It’s only a matter of time before the National Labor Relations Board is faced with a challenge to a 2004 ruling that says graduate students at private institutions aren’t employees and therefore don’t have bargaining rights, its leader told attendees at a labor conference here on Monday.
“This is not an issue that we’ll bring up, but I have heard there are cases out there in the works,” said Wilma B. Liebman, the opening speaker at the conference, held at the City University of New York’s Baruch College.
Ms. Liebman, who became the labor board’s chairman in 2009, spoke to an audience of union leaders, university administrators, and faculty members who are intensely interested in how the board, under President Obama’s administration, might change the landscape for collective bargaining in higher education.
Mr. Obama recently used his recess-appointment authority to fill two vacancies on the five-member board (one position remains vacant). Many union supporters hope that his appointments to the labor board, along with others to the federal courts, mean that the ranks of professors and graduate teaching assistants in higher-education unions will have a chance to grow.
Ms. Liebman cautioned, however, that even though she expects the newly expanded board to take a “more dynamic approach to decision making,” it is “unrealistic to expect fundamental, wholesale change,” particularly when it comes to unionizing professors at private colleges.
A 30-Year-Old Decision
For the most part, they have been unable to form unions ever since 1980. That’s when the U.S. Supreme Court ruled in a case involving Yeshiva University that professors at the private institution were managerial employees and therefore not entitled to bargaining rights under the National Labor Relations Act. Before the decision, professors at private institutions were generally considered professional employees, who do have full bargaining rights under the law.
The Yeshiva ruling focused specifically on the facts in that case, but it has proved a stumbling block for union drives at all but a handful of private colleges across the country.
“Every time we try to make it stretch to protect more faculty, it doesn’t work,” Ms. Liebman said of the labor law. “There seems to be some hostility in the courts.”
Still, Ms. Liebman said there were “modest but meaningful things the board can do,” including moving to shorten the time frame between filing a petition to hold a union election and actually voting, and pushing the labor board to decide cases that come before it much more quickly—a task that should become easier with a board that recently doubled in size, after having had only two members for the past two years.
‘Looking for a Change in the Law’
Ms. Liebman’s remarks struck a chord with faculty union advocates at the conference, which was organized by the National Center for the Study of Collective Bargaining in Higher Education and the Professions of CUNY’s Hunter College.
Phil Kugler, director of organization and membership services for the American Federation of Teachers, said the federation “really doesn’t bother to get into the private-sector faculty situation"—the barriers caused by the Yeshiva case make it too costly to do so, he said. “We’re looking for a change in the law as the only way out.
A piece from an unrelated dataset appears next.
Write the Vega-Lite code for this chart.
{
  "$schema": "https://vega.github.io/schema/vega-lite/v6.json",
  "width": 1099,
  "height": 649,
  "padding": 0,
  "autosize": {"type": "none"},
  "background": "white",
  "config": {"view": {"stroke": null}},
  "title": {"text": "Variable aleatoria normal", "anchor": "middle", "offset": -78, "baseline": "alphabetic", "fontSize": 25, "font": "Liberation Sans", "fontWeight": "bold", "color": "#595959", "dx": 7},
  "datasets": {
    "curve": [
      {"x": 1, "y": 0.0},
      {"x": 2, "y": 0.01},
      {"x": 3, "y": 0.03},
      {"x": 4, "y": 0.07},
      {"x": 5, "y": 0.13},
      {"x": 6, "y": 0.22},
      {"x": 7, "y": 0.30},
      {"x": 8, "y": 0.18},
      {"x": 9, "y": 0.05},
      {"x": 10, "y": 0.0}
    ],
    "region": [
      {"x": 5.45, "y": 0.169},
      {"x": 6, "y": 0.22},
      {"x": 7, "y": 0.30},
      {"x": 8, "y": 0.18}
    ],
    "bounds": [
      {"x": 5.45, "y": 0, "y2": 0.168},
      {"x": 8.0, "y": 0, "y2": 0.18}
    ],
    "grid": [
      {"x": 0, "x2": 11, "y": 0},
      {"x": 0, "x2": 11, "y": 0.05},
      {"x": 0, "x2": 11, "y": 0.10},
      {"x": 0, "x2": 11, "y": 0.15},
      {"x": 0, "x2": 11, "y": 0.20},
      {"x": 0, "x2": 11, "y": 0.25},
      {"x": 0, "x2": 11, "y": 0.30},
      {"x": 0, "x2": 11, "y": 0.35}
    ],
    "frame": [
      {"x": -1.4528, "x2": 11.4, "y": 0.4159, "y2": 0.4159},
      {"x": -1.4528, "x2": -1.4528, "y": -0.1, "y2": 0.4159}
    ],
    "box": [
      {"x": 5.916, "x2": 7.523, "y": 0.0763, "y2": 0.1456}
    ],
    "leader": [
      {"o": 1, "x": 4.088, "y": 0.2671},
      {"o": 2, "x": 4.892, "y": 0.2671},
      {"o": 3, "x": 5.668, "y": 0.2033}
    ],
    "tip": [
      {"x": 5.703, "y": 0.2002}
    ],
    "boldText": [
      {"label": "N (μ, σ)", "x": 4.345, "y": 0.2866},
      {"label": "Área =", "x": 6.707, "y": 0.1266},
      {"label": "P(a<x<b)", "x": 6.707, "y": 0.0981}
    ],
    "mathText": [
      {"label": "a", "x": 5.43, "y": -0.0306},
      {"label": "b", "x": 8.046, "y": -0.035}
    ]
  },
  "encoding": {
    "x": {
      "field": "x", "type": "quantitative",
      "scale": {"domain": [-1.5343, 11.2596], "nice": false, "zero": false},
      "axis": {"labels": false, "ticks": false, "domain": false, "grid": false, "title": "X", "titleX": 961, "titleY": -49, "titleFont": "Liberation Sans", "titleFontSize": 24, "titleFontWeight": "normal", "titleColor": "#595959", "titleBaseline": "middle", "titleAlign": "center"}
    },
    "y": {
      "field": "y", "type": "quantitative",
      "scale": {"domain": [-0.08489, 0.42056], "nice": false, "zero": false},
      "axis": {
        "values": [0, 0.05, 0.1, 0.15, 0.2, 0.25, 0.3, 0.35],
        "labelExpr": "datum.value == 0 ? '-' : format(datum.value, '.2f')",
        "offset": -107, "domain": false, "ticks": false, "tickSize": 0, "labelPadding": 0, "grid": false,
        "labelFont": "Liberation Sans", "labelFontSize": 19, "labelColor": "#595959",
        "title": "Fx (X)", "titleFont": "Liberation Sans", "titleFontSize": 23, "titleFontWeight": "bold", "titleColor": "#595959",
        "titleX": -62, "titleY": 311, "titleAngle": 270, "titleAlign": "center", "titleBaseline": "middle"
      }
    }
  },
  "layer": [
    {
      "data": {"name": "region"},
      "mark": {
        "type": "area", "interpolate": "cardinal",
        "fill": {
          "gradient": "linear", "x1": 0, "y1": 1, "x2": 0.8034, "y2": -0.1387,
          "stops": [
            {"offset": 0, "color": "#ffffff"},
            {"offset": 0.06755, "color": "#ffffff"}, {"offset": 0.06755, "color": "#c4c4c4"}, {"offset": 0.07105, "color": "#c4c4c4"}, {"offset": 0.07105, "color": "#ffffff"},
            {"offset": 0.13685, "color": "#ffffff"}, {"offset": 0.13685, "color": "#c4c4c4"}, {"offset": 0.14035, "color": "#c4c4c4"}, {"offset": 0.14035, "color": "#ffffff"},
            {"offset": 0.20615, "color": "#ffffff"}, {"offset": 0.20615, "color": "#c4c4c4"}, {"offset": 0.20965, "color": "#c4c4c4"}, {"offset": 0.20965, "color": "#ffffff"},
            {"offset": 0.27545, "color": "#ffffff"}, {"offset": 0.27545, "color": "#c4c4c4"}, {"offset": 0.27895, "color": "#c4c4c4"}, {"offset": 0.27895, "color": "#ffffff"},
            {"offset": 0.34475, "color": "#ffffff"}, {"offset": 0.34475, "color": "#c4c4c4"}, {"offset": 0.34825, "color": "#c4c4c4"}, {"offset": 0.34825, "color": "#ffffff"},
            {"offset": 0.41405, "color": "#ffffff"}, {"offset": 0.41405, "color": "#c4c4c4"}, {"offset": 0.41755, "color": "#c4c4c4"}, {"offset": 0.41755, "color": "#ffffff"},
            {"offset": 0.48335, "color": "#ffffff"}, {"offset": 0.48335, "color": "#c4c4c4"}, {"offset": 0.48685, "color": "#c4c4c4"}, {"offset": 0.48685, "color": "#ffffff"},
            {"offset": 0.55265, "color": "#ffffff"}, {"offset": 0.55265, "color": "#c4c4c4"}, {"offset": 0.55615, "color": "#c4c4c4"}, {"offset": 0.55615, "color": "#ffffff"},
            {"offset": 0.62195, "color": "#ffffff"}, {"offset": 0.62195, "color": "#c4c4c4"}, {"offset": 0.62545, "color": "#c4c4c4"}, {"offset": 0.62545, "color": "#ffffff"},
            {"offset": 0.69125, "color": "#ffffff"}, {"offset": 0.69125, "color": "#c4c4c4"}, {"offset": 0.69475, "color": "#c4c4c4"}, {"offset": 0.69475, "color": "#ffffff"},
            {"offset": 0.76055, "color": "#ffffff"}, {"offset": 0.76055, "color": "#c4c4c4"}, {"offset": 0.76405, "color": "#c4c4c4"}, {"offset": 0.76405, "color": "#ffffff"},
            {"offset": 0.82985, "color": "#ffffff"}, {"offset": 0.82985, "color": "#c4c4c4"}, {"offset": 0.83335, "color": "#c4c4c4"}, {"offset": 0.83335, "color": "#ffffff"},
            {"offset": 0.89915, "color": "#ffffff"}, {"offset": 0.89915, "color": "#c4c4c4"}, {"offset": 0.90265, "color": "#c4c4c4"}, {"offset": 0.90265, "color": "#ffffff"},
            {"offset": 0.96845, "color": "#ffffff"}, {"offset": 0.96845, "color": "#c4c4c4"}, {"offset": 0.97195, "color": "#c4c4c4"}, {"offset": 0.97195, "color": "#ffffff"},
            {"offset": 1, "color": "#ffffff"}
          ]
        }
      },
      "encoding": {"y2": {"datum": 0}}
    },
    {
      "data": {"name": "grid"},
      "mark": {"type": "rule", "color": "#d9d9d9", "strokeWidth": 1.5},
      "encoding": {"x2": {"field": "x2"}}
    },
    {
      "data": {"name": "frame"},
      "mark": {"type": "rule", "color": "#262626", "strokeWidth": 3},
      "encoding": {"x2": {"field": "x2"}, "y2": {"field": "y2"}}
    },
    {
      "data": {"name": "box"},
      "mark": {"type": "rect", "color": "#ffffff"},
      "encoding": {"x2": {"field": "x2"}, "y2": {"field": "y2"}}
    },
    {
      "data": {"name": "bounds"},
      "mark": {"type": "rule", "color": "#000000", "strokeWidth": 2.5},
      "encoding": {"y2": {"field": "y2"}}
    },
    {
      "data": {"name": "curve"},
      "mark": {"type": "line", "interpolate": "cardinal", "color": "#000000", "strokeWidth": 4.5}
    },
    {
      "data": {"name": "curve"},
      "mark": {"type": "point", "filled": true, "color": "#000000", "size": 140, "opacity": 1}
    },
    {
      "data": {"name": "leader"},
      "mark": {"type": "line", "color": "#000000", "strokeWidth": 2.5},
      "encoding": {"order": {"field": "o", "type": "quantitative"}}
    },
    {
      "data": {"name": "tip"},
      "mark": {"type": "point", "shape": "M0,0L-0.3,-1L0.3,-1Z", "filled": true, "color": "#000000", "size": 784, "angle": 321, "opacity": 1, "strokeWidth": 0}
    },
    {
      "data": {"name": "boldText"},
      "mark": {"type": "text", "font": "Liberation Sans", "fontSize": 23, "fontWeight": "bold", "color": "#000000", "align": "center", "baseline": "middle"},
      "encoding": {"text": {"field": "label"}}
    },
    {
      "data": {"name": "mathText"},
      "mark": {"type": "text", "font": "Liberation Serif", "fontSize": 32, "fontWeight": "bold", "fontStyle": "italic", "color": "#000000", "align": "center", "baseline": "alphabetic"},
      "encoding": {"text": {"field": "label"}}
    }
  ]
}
We hope there can be some private-sector changes.”
James Turk, executive director of the Canadian Association of University Teachers, gave attendees a glance into a much different union environment. In Canada, he said, “union busting is rare,” and widespread union membership among professors is the norm. Even adjuncts in Canada are heavily unionized. Yet, despite having collective-bargaining rights, adjuncts in Canada—much like their counterparts in the United States—are “still exploited,” Mr. Turk said. “We can’t really negotiate the end to their exploitation.”
The recent recession’s effect on higher education is, of course, a common theme in sessions at this year’s conference. Other topics covered on Monday included postdoctoral researchers and collective-bargaining rights, negotiating effectively, and the future of public higher education in California.
Among the topics on tap for Tuesday, the conference’s final day, are graduate-student unionization, how budget crises have affected diversity and collective bargaining, and an inside look at adjunct advocacy through the eyes of some of the founding members of New Faculty Majority: the National Coalition for Adjunct and Contingent Equity.